• **TASK STATEMENT**: Gather every line holding the string "chart".

• **DATA LISTING**:
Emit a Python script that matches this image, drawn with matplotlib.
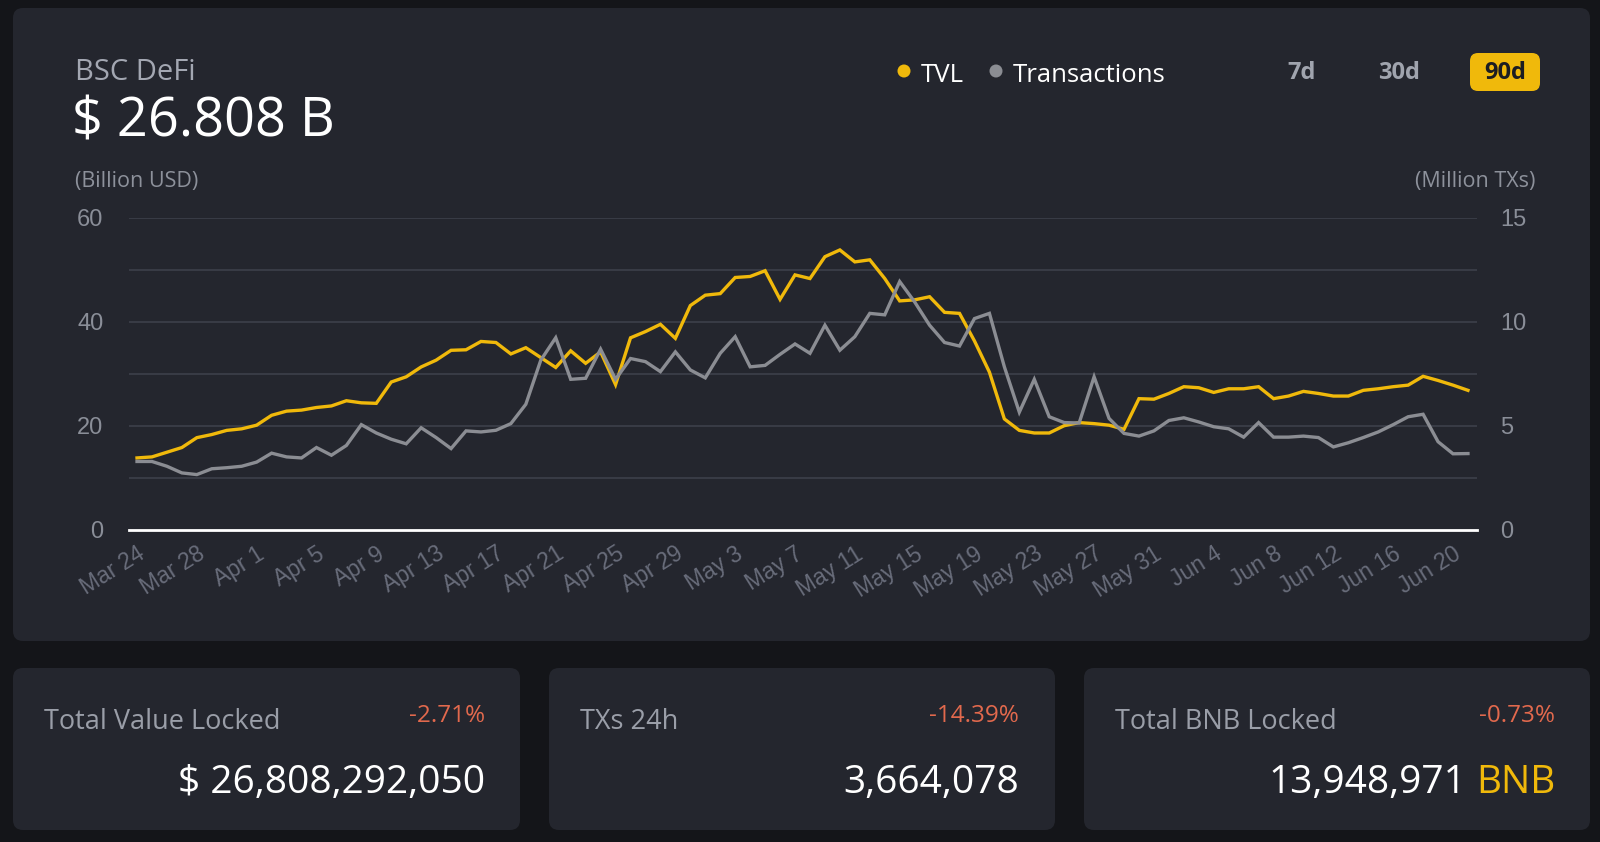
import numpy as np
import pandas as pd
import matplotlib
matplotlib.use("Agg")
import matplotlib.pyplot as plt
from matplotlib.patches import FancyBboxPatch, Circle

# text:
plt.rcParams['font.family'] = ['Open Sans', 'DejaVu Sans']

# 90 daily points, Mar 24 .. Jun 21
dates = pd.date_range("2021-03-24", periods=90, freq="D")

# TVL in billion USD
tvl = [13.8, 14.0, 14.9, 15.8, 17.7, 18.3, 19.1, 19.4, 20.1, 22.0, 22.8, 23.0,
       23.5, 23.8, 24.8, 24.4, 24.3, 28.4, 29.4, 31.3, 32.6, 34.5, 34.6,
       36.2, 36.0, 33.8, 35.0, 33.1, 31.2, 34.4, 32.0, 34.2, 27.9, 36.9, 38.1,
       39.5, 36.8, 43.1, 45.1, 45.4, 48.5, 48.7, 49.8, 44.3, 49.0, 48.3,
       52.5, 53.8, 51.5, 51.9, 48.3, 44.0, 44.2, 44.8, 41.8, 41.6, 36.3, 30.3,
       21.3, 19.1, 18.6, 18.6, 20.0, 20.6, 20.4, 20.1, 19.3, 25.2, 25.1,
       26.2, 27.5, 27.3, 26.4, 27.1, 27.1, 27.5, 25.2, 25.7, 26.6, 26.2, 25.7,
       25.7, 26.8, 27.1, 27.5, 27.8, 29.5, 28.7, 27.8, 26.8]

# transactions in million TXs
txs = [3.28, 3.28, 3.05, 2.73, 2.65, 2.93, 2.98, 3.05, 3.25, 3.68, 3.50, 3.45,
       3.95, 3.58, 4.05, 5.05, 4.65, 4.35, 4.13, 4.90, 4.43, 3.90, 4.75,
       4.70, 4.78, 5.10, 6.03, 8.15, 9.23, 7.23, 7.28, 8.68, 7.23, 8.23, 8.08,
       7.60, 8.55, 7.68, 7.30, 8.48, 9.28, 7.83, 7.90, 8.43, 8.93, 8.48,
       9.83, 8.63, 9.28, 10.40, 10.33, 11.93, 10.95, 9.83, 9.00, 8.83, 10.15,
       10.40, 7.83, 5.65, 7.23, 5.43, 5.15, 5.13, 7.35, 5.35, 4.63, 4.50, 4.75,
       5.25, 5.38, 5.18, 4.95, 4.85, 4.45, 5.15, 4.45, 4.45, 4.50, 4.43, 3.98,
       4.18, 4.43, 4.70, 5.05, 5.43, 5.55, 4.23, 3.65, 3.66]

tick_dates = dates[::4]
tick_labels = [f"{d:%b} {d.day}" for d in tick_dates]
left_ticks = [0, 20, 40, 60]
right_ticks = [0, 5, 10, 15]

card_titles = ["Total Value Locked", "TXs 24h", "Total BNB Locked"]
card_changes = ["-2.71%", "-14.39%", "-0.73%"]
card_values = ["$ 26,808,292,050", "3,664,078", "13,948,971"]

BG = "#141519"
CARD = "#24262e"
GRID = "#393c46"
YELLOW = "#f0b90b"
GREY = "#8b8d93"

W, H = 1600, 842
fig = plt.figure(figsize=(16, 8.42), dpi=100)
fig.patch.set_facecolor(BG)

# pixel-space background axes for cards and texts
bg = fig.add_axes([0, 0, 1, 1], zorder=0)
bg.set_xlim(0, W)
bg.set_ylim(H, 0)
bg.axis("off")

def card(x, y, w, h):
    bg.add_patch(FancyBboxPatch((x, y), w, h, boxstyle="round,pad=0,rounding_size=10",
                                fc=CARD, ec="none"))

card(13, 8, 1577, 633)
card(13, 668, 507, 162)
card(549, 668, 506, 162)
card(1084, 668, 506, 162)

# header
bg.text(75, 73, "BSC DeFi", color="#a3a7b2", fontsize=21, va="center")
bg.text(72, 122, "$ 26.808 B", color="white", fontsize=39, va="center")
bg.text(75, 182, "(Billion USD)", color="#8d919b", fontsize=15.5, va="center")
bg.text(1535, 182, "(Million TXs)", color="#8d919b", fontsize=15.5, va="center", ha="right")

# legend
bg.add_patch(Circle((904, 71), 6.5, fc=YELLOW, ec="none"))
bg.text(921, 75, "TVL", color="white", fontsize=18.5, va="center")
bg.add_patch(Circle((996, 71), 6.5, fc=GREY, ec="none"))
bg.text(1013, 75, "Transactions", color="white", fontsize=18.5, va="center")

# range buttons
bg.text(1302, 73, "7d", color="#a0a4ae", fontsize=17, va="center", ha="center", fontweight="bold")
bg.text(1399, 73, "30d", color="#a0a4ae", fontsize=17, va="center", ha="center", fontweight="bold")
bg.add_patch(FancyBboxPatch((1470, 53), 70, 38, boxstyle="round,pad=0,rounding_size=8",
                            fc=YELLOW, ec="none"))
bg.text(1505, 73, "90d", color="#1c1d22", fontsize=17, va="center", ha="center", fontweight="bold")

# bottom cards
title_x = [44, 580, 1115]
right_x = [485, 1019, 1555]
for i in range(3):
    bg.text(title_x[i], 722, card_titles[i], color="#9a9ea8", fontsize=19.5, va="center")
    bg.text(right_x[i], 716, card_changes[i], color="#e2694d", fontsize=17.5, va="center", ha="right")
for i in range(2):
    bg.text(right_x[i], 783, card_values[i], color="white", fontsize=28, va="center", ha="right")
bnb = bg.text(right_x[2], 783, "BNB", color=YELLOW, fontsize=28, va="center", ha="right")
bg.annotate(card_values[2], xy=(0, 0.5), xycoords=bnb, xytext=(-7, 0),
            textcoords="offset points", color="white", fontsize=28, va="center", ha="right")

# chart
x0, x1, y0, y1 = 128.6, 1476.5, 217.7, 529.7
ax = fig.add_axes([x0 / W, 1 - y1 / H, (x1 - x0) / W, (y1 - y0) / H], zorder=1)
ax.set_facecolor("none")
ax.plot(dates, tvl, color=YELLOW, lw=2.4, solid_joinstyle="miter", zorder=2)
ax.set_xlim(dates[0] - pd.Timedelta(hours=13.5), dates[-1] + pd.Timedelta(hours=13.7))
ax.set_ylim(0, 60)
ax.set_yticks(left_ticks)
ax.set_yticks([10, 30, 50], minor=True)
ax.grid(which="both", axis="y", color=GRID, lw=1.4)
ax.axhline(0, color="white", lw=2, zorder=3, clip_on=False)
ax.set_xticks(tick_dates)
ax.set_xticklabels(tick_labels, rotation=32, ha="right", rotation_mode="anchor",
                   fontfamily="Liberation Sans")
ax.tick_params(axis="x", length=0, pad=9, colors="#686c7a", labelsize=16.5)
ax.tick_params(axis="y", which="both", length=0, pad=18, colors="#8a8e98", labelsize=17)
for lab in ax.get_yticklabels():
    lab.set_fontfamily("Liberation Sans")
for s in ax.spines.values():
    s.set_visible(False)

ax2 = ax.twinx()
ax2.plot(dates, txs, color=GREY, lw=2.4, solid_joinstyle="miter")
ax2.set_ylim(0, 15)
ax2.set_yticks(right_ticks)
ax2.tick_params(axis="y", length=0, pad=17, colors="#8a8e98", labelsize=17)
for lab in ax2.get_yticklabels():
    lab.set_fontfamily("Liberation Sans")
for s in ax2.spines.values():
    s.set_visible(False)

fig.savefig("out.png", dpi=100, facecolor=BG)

---

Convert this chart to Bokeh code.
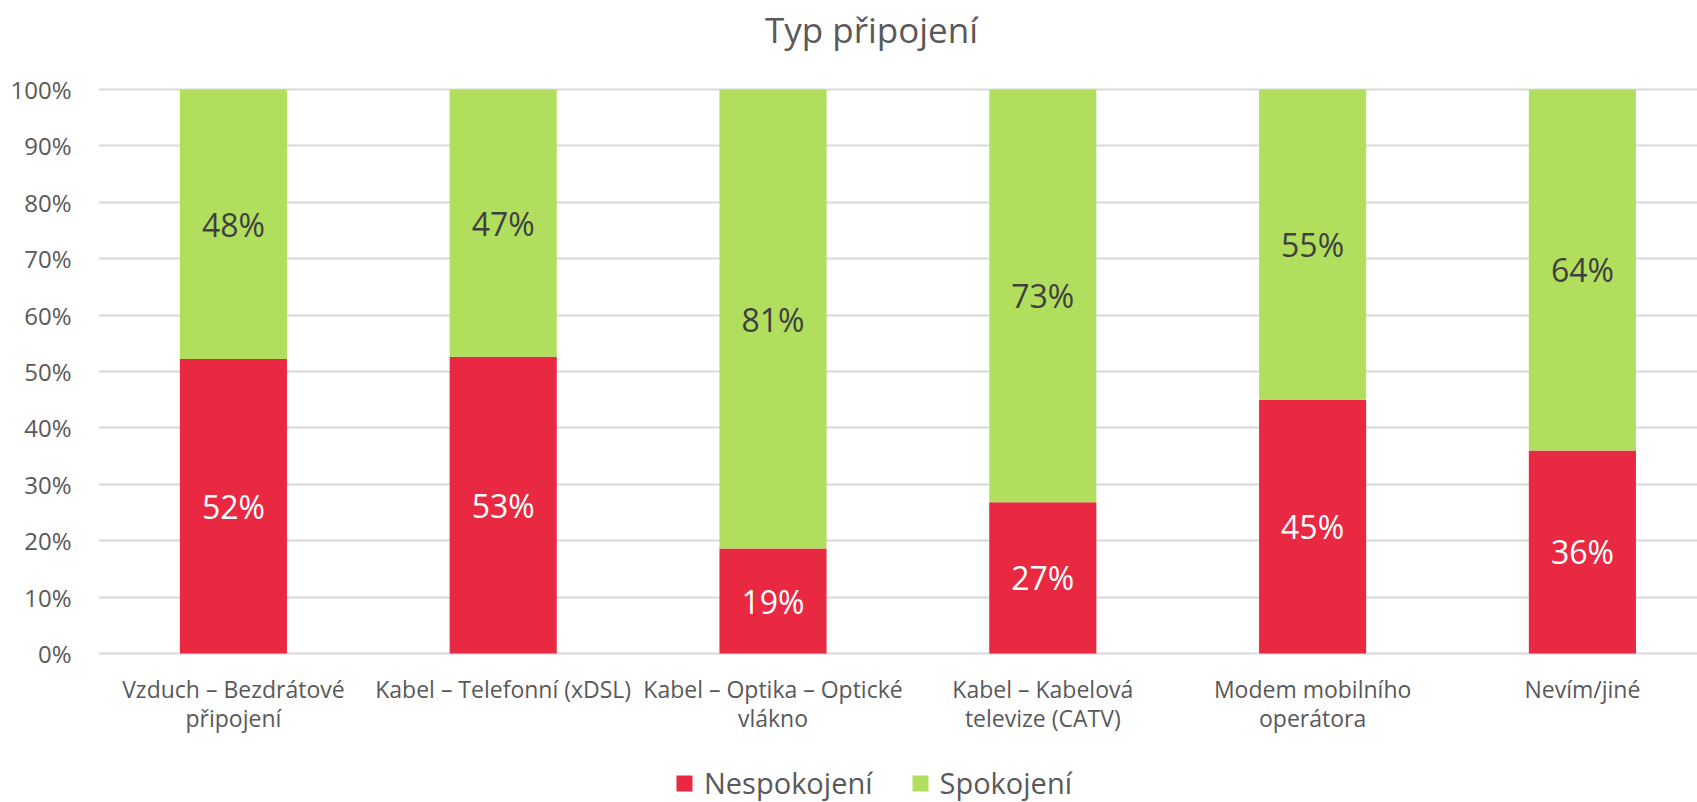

--

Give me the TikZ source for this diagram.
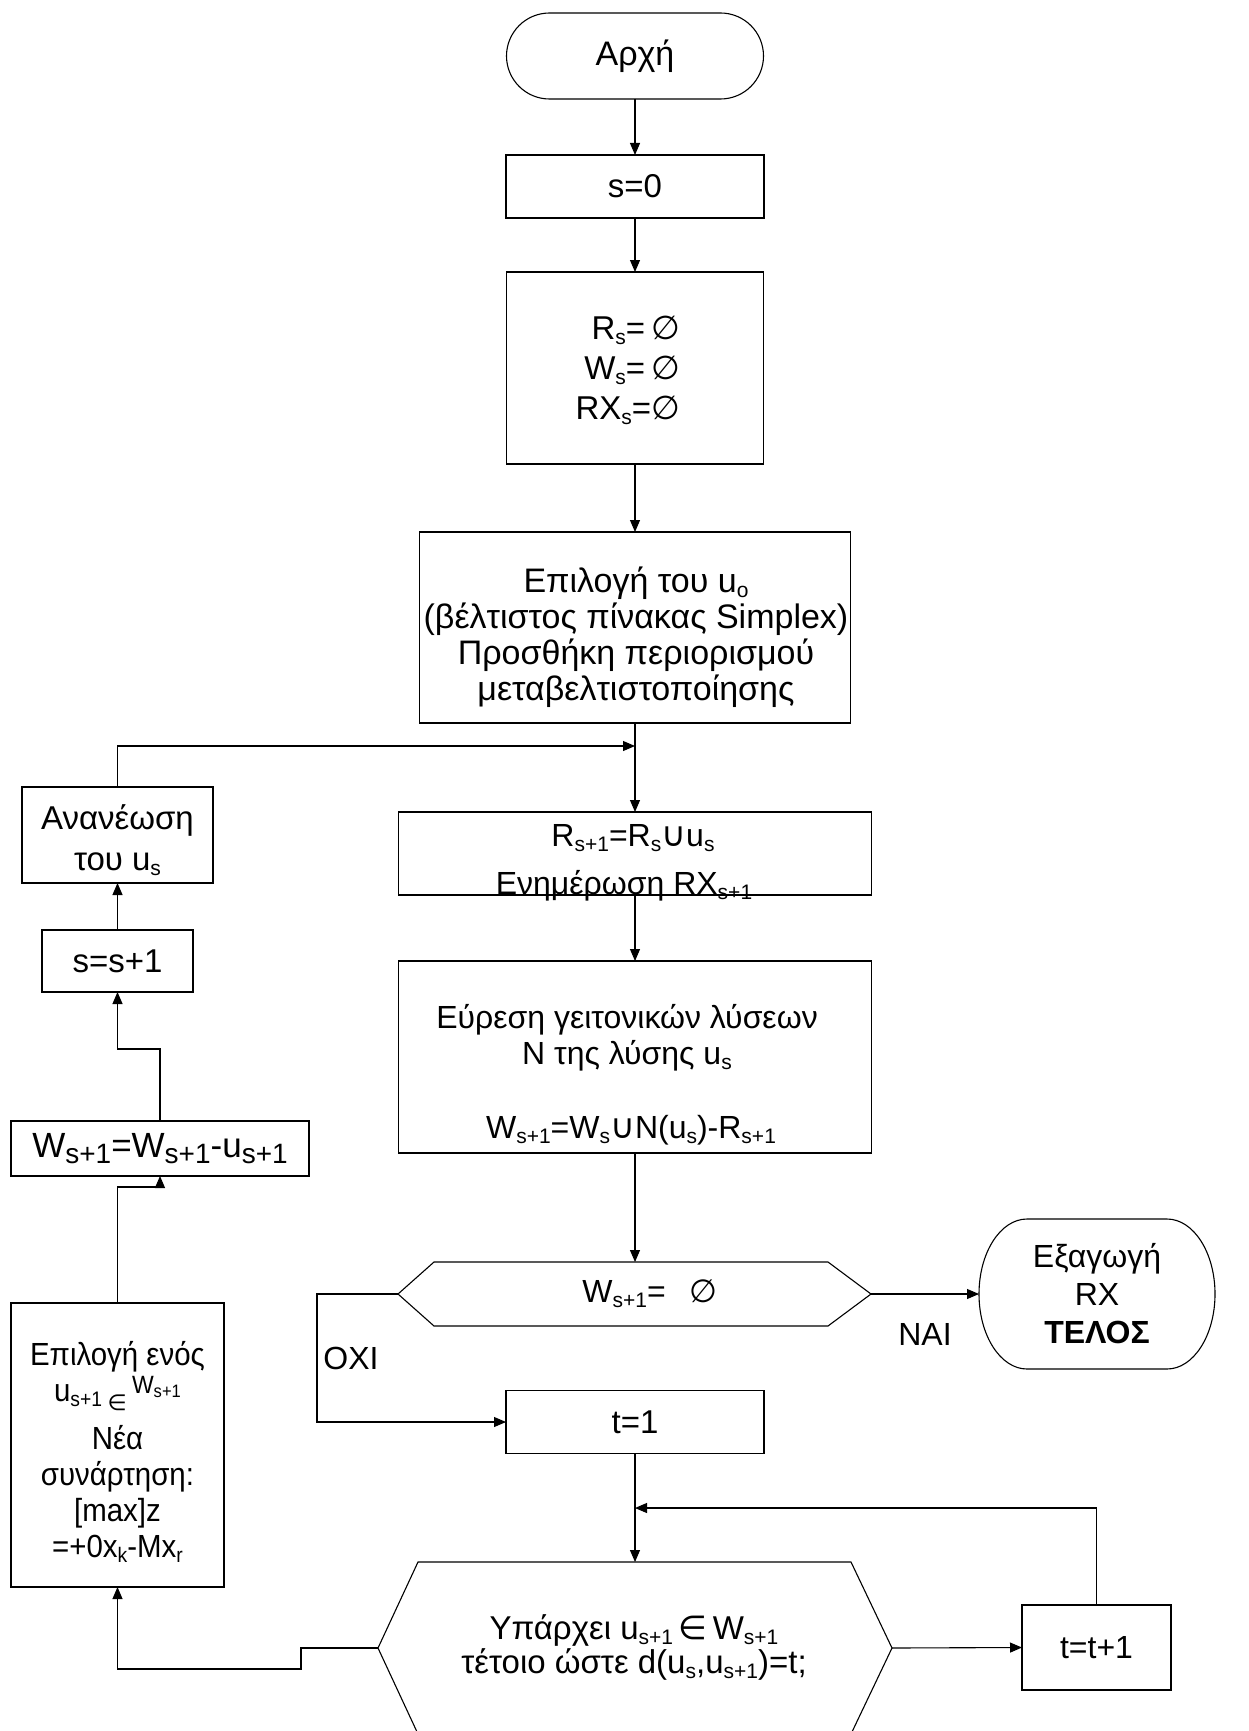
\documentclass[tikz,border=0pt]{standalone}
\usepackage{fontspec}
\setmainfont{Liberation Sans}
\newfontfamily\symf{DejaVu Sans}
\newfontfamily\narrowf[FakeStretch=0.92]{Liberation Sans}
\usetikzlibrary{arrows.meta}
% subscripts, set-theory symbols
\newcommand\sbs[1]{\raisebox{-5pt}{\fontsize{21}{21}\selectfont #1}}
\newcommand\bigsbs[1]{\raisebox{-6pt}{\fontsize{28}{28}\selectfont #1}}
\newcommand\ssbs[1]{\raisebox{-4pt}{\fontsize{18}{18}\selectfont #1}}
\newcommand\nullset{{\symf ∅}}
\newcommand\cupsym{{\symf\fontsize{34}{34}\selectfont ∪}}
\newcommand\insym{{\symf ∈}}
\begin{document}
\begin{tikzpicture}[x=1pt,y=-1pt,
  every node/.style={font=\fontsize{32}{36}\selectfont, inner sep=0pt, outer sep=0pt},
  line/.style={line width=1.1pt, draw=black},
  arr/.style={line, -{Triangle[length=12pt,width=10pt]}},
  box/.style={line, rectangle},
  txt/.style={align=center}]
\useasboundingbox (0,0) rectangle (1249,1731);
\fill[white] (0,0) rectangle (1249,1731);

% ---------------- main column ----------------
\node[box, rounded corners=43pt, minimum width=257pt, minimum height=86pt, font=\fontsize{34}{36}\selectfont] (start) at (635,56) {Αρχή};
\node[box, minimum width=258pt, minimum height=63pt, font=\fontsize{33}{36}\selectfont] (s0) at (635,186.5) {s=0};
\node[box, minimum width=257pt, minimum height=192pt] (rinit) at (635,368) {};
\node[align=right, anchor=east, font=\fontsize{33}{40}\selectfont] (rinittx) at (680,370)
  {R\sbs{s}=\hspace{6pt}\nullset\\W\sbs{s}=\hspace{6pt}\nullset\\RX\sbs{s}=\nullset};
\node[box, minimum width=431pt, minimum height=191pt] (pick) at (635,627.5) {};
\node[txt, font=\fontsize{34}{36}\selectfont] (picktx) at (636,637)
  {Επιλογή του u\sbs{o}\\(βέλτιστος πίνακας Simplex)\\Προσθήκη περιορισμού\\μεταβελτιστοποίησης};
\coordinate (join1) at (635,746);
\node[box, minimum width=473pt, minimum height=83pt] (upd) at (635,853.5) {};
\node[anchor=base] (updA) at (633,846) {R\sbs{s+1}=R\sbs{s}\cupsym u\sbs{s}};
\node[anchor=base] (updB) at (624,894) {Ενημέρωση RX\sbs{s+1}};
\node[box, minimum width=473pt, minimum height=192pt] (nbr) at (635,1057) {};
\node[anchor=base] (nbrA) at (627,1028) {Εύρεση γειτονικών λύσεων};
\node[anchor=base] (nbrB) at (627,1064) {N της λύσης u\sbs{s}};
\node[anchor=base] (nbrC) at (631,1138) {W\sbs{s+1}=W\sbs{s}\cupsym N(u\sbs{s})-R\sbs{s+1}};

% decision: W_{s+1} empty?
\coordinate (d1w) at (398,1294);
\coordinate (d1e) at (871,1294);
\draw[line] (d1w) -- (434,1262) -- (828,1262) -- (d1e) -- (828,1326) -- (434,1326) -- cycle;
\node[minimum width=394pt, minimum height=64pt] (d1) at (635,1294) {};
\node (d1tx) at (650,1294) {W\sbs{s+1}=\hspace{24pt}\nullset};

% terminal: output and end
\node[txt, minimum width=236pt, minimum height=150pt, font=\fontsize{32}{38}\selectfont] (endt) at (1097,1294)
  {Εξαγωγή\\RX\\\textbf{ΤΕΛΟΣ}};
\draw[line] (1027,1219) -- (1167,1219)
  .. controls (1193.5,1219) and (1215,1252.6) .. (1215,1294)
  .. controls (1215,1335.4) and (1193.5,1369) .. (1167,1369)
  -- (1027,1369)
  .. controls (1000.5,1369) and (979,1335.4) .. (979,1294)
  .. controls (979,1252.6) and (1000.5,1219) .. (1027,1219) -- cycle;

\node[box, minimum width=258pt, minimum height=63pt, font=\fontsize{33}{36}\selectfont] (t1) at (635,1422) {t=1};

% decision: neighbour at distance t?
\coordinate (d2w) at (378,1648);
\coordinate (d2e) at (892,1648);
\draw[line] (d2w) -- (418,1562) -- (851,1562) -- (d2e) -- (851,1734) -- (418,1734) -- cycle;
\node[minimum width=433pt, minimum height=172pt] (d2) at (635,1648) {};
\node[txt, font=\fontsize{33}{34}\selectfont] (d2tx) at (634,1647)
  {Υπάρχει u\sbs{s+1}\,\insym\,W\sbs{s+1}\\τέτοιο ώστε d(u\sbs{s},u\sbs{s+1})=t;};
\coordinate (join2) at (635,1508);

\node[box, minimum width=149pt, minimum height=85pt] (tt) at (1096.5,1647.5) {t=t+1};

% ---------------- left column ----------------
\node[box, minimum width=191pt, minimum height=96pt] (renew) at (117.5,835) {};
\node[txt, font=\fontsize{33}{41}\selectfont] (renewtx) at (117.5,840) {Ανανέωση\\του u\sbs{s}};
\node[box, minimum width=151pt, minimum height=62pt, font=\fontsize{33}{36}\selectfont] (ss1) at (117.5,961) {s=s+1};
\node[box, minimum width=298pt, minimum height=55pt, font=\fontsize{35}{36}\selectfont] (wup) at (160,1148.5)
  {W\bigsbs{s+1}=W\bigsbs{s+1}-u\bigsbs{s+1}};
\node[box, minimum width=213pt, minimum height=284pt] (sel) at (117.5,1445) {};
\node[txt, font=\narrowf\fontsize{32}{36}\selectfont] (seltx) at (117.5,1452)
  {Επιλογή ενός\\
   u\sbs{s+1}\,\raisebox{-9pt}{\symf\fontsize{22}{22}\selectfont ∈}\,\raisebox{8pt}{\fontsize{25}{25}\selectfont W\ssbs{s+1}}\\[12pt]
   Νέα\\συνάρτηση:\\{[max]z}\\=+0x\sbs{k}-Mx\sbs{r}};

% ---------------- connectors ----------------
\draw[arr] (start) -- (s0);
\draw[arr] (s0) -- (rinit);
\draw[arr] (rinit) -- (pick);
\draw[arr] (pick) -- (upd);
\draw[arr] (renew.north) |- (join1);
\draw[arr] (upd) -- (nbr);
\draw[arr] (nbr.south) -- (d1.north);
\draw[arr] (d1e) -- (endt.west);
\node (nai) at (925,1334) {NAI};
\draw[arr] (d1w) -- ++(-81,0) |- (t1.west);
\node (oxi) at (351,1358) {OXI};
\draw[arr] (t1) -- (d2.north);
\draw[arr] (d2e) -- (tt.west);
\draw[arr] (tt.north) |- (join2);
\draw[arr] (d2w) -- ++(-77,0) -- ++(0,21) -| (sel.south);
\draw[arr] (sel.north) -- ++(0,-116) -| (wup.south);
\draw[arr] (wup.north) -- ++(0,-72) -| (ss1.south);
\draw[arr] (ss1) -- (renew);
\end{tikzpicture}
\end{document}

• **FULL RESPONSE**:
# chart
Convert this chart to Bokeh code.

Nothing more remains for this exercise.